## Data extract
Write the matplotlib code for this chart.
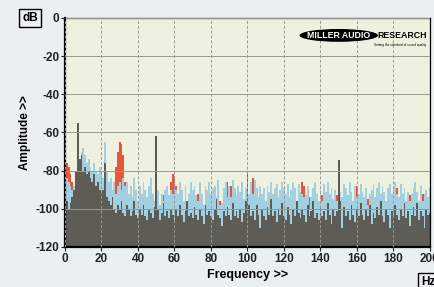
import matplotlib.pyplot as plt
from matplotlib.patches import Ellipse
import numpy as np

plt.rcParams['font.family'] = ['Liberation Sans', 'DejaVu Sans']

# spectrum, 1 Hz bins, 0..200 Hz (dB)
freq = np.arange(0, 201)

blue = [-86, -84, -86, -88, -90, -88, -84, -78, -74, -70,
        -68, -72, -76, -74, -78, -80, -76, -80, -82, -78,
        -82, -84, -65, -80, -86, -84, -90, -86, -92, -88,
        -86, -90, -84, -88, -86, -92, -88, -94, -84, -90,
        -96, -88, -92, -86, -90, -94, -88, -84, -92, -96,
        -88, -90, -98, -92, -96, -90, -88, -93, -90, -92,
        -88, -90, -92, -86, -90, -96, -88, -98, -92, -86,
        -90, -88, -93, -96, -86, -92, -98, -88, -90, -86,
        -92, -89, -88, -94, -85, -98, -97, -89, -86, -94,
        -88, -94, -85, -89, -93, -88, -91, -86, -95, -89,
        -88, -92, -86, -92, -85, -89, -94, -88, -92, -89,
        -96, -88, -91, -86, -92, -89, -87, -94, -90, -86,
        -89, -92, -87, -94, -90, -86, -89, -96, -87, -91,
        -92, -94, -93, -88, -100, -94, -89, -86, -92, -96,
        -89, -96, -87, -91, -86, -92, -89, -95, -90, -96,
        -85, -91, -94, -87, -89, -93, -86, -91, -96, -88,
        -94, -92, -87, -91, -94, -89, -98, -92, -90, -87,
        -94, -89, -86, -92, -88, -91, -96, -89, -87, -92,
        -89, -86, -92, -94, -87, -92, -89, -96, -91, -96,
        -92, -89, -86, -91, -96, -88, -96, -92, -90, -94,
        -89]

gray = [-98, -96, -100, -97, -94, -90, -80, -55, -74, -72,
        -80, -78, -82, -80, -84, -86, -82, -88, -86, -90,
        -92, -90, -76, -94, -96, -98, -94, -100, -102, -98,
        -100, -96, -102, -104, -98, -100, -104, -101, -96, -103,
        -105, -100, -103, -98, -104, -106, -100, -102, -105, -99,
        -62, -100, -106, -102, -97, -104, -101, -105, -100, -103,
        -106, -100, -104, -98, -103, -107, -101, -96, -104, -102,
        -105, -99, -103, -106, -100, -104, -108, -98, -103, -101,
        -104, -106, -100, -95, -103, -105, -109, -101, -104, -99,
        -103, -106, -97, -104, -101, -105, -100, -107, -102, -96,
        -80, -98, -104, -101, -106, -98, -103, -110, -100, -104,
        -106, -99, -103, -95, -104, -101, -107, -100, -103, -97,
        -104, -106, -99, -103, -108, -100, -104, -96, -102, -105,
        -100, -103, -107, -98, -104, -101, -96, -105, -102, -106,
        -99, -104, -101, -106, -97, -103, -108, -100, -104, -101,
        -74.5, -96, -110, -99, -104, -101, -106, -98, -103, -107,
        -100, -104, -97, -103, -106, -100, -104, -98, -108, -102,
        -105, -99, -103, -96, -104, -107, -100, -103, -110, -101,
        -104, -98, -103, -106, -100, -104, -97, -105, -101, -109,
        -103, -99, -104, -97, -106, -101, -104, -110, -100, -103,
        -102]

red = [-77, -76, -78, -82, -86, -94, -110, -110, -110, -110,
       -110, -110, -110, -110, -110, -110, -110, -110, -110, -110,
       -110, -110, -110, -83, -110, -110, -110, -110, -78, -70,
       -65, -66, -72, -86, -110, -110, -110, -110, -110, -110,
       -110, -110, -110, -110, -110, -110, -110, -110, -110, -110,
       -110, -110, -110, -110, -93, -110, -110, -110, -86, -82,
       -83, -88, -110, -110, -110, -110, -110, -96, -110, -110,
       -110, -110, -110, -92, -110, -110, -110, -110, -110, -110,
       -110, -110, -110, -110, -110, -96, -110, -110, -110, -86,
       -110, -88, -110, -110, -110, -110, -110, -110, -110, -110,
       -110, -110, -110, -84, -110, -110, -110, -110, -110, -110,
       -110, -110, -110, -110, -110, -110, -110, -110, -110, -110,
       -110, -110, -110, -110, -110, -110, -110, -110, -110, -110,
       -86, -88, -110, -110, -94, -110, -110, -110, -110, -110,
       -110, -93, -110, -110, -110, -110, -110, -110, -110, -93,
       -110, -110, -110, -110, -110, -110, -110, -110, -110, -110,
       -88, -110, -110, -110, -110, -110, -95, -110, -110, -110,
       -110, -110, -110, -110, -110, -110, -110, -110, -110, -110,
       -110, -110, -89, -110, -110, -110, -110, -110, -110, -93,
       -110, -110, -110, -110, -110, -110, -92, -110, -110, -110,
       -110]

xticks = list(range(0, 201, 20))
yticks = list(range(0, -121, -20))

fig = plt.figure(figsize=(4.35, 2.87), dpi=100, facecolor='#eaeff2')
ax = fig.add_axes([0.1494, 0.1394, 0.8391, 0.7979], facecolor='#eef0e0')

ax.fill_between(freq, -120, red, step='mid', color='#e9553a', lw=0)
ax.fill_between(freq, -120, blue, step='mid', color='#a3d0e0', lw=0)
ax.fill_between(freq, -120, gray, step='mid', color='#5d5d56', lw=0)

ax.set_xlim(0, 200)
ax.set_ylim(-120, 0)
ax.set_xticks(xticks)
ax.set_yticks(yticks)
ax.set_xticklabels([str(t) for t in xticks], fontsize=8.5, fontweight='bold')
ax.set_yticklabels([str(t) for t in yticks], fontsize=8.5, fontweight='bold')
ax.tick_params(length=3, width=0.8, pad=1, colors='#222222')
ax.set_axisbelow(False)
ax.xaxis.grid(True, linestyle=(0, (3, 2)), color='#9a9a92', lw=0.7)
ax.yaxis.grid(True, linestyle='-', color='#9a9a92', lw=0.7)
for s in ['left', 'bottom']:
    ax.spines[s].set_linewidth(1.6)
for s in ['top', 'right']:
    ax.spines[s].set_linewidth(0.9)

ax.set_xlabel('Frequency >>', fontsize=9, fontweight='bold', labelpad=3)
ax.set_ylabel('Amplitude >>', fontsize=8.5, fontweight='bold', labelpad=3)

fig.text(30 / 435, 1 - 18 / 287, 'dB', fontsize=8.5, fontweight='bold',
         ha='center', va='center',
         bbox=dict(boxstyle='square,pad=0.25', fc='#eaeff2', ec='black', lw=1))
fig.text(428 / 435, 1 - 282 / 287, 'Hz', fontsize=8.5, fontweight='bold',
         ha='center', va='center',
         bbox=dict(boxstyle='square,pad=0.25', fc='#eaeff2', ec='black', lw=1))

# logo
ax.add_patch(Ellipse((0.75, 0.924), 0.215, 0.056, transform=ax.transAxes,
                     facecolor='black', edgecolor='none', zorder=5))
ax.text(0.75, 0.922, 'MILLER AUDIO', transform=ax.transAxes, color='white',
        fontsize=6.3, fontweight='bold', ha='center', va='center', zorder=6)
ax.text(0.856, 0.922, 'RESEARCH', transform=ax.transAxes, color='black',
        fontsize=6.3, fontweight='bold', ha='left', va='center', zorder=6)
ax.text(0.99, 0.88, 'Setting the standard of sound quality', transform=ax.transAxes,
        color='black', fontsize=2.3, ha='right', va='center', zorder=6)

fig.savefig('out.png', dpi=100, facecolor=fig.get_facecolor())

## Prompt
Leave every image out, and retype the material exactly.

## Answer in full
Write the matplotlib code for this chart.
import matplotlib.pyplot as plt
from matplotlib.patches import Ellipse
import numpy as np

plt.rcParams['font.family'] = ['Liberation Sans', 'DejaVu Sans']

# spectrum, 1 Hz bins, 0..200 Hz (dB)
freq = np.arange(0, 201)

blue = [-86, -84, -86, -88, -90, -88, -84, -78, -74, -70,
        -68, -72, -76, -74, -78, -80, -76, -80, -82, -78,
        -82, -84, -65, -80, -86, -84, -90, -86, -92, -88,
        -86, -90, -84, -88, -86, -92, -88, -94, -84, -90,
        -96, -88, -92, -86, -90, -94, -88, -84, -92, -96,
        -88, -90, -98, -92, -96, -90, -88, -93, -90, -92,
        -88, -90, -92, -86, -90, -96, -88, -98, -92, -86,
        -90, -88, -93, -96, -86, -92, -98, -88, -90, -86,
        -92, -89, -88, -94, -85, -98, -97, -89, -86, -94,
        -88, -94, -85, -89, -93, -88, -91, -86, -95, -89,
        -88, -92, -86, -92, -85, -89, -94, -88, -92, -89,
        -96, -88, -91, -86, -92, -89, -87, -94, -90, -86,
        -89, -92, -87, -94, -90, -86, -89, -96, -87, -91,
        -92, -94, -93, -88, -100, -94, -89, -86, -92, -96,
        -89, -96, -87, -91, -86, -92, -89, -95, -90, -96,
        -85, -91, -94, -87, -89, -93, -86, -91, -96, -88,
        -94, -92, -87, -91, -94, -89, -98, -92, -90, -87,
        -94, -89, -86, -92, -88, -91, -96, -89, -87, -92,
        -89, -86, -92, -94, -87, -92, -89, -96, -91, -96,
        -92, -89, -86, -91, -96, -88, -96, -92, -90, -94,
        -89]

gray = [-98, -96, -100, -97, -94, -90, -80, -55, -74, -72,
        -80, -78, -82, -80, -84, -86, -82, -88, -86, -90,
        -92, -90, -76, -94, -96, -98, -94, -100, -102, -98,
        -100, -96, -102, -104, -98, -100, -104, -101, -96, -103,
        -105, -100, -103, -98, -104, -106, -100, -102, -105, -99,
        -62, -100, -106, -102, -97, -104, -101, -105, -100, -103,
        -106, -100, -104, -98, -103, -107, -101, -96, -104, -102,
        -105, -99, -103, -106, -100, -104, -108, -98, -103, -101,
        -104, -106, -100, -95, -103, -105, -109, -101, -104, -99,
        -103, -106, -97, -104, -101, -105, -100, -107, -102, -96,
        -80, -98, -104, -101, -106, -98, -103, -110, -100, -104,
        -106, -99, -103, -95, -104, -101, -107, -100, -103, -97,
        -104, -106, -99, -103, -108, -100, -104, -96, -102, -105,
        -100, -103, -107, -98, -104, -101, -96, -105, -102, -106,
        -99, -104, -101, -106, -97, -103, -108, -100, -104, -101,
        -74.5, -96, -110, -99, -104, -101, -106, -98, -103, -107,
        -100, -104, -97, -103, -106, -100, -104, -98, -108, -102,
        -105, -99, -103, -96, -104, -107, -100, -103, -110, -101,
        -104, -98, -103, -106, -100, -104, -97, -105, -101, -109,
        -103, -99, -104, -97, -106, -101, -104, -110, -100, -103,
        -102]

red = [-77, -76, -78, -82, -86, -94, -110, -110, -110, -110,
       -110, -110, -110, -110, -110, -110, -110, -110, -110, -110,
       -110, -110, -110, -83, -110, -110, -110, -110, -78, -70,
       -65, -66, -72, -86, -110, -110, -110, -110, -110, -110,
       -110, -110, -110, -110, -110, -110, -110, -110, -110, -110,
       -110, -110, -110, -110, -93, -110, -110, -110, -86, -82,
       -83, -88, -110, -110, -110, -110, -110, -96, -110, -110,
       -110, -110, -110, -92, -110, -110, -110, -110, -110, -110,
       -110, -110, -110, -110, -110, -96, -110, -110, -110, -86,
       -110, -88, -110, -110, -110, -110, -110, -110, -110, -110,
       -110, -110, -110, -84, -110, -110, -110, -110, -110, -110,
       -110, -110, -110, -110, -110, -110, -110, -110, -110, -110,
       -110, -110, -110, -110, -110, -110, -110, -110, -110, -110,
       -86, -88, -110, -110, -94, -110, -110, -110, -110, -110,
       -110, -93, -110, -110, -110, -110, -110, -110, -110, -93,
       -110, -110, -110, -110, -110, -110, -110, -110, -110, -110,
       -88, -110, -110, -110, -110, -110, -95, -110, -110, -110,
       -110, -110, -110, -110, -110, -110, -110, -110, -110, -110,
       -110, -110, -89, -110, -110, -110, -110, -110, -110, -93,
       -110, -110, -110, -110, -110, -110, -92, -110, -110, -110,
       -110]

xticks = list(range(0, 201, 20))
yticks = list(range(0, -121, -20))

fig = plt.figure(figsize=(4.35, 2.87), dpi=100, facecolor='#eaeff2')
ax = fig.add_axes([0.1494, 0.1394, 0.8391, 0.7979], facecolor='#eef0e0')

ax.fill_between(freq, -120, red, step='mid', color='#e9553a', lw=0)
ax.fill_between(freq, -120, blue, step='mid', color='#a3d0e0', lw=0)
ax.fill_between(freq, -120, gray, step='mid', color='#5d5d56', lw=0)

ax.set_xlim(0, 200)
ax.set_ylim(-120, 0)
ax.set_xticks(xticks)
ax.set_yticks(yticks)
ax.set_xticklabels([str(t) for t in xticks], fontsize=8.5, fontweight='bold')
ax.set_yticklabels([str(t) for t in yticks], fontsize=8.5, fontweight='bold')
ax.tick_params(length=3, width=0.8, pad=1, colors='#222222')
ax.set_axisbelow(False)
ax.xaxis.grid(True, linestyle=(0, (3, 2)), color='#9a9a92', lw=0.7)
ax.yaxis.grid(True, linestyle='-', color='#9a9a92', lw=0.7)
for s in ['left', 'bottom']:
    ax.spines[s].set_linewidth(1.6)
for s in ['top', 'right']:
    ax.spines[s].set_linewidth(0.9)

ax.set_xlabel('Frequency >>', fontsize=9, fontweight='bold', labelpad=3)
ax.set_ylabel('Amplitude >>', fontsize=8.5, fontweight='bold', labelpad=3)

fig.text(30 / 435, 1 - 18 / 287, 'dB', fontsize=8.5, fontweight='bold',
         ha='center', va='center',
         bbox=dict(boxstyle='square,pad=0.25', fc='#eaeff2', ec='black', lw=1))
fig.text(428 / 435, 1 - 282 / 287, 'Hz', fontsize=8.5, fontweight='bold',
         ha='center', va='center',
         bbox=dict(boxstyle='square,pad=0.25', fc='#eaeff2', ec='black', lw=1))

# logo
ax.add_patch(Ellipse((0.75, 0.924), 0.215, 0.056, transform=ax.transAxes,
                     facecolor='black', edgecolor='none', zorder=5))
ax.text(0.75, 0.922, 'MILLER AUDIO', transform=ax.transAxes, color='white',
        fontsize=6.3, fontweight='bold', ha='center', va='center', zorder=6)
ax.text(0.856, 0.922, 'RESEARCH', transform=ax.transAxes, color='black',
        fontsize=6.3, fontweight='bold', ha='left', va='center', zorder=6)
ax.text(0.99, 0.88, 'Setting the standard of sound quality', transform=ax.transAxes,
        color='black', fontsize=2.3, ha='right', va='center', zorder=6)

fig.savefig('out.png', dpi=100, facecolor=fig.get_facecolor())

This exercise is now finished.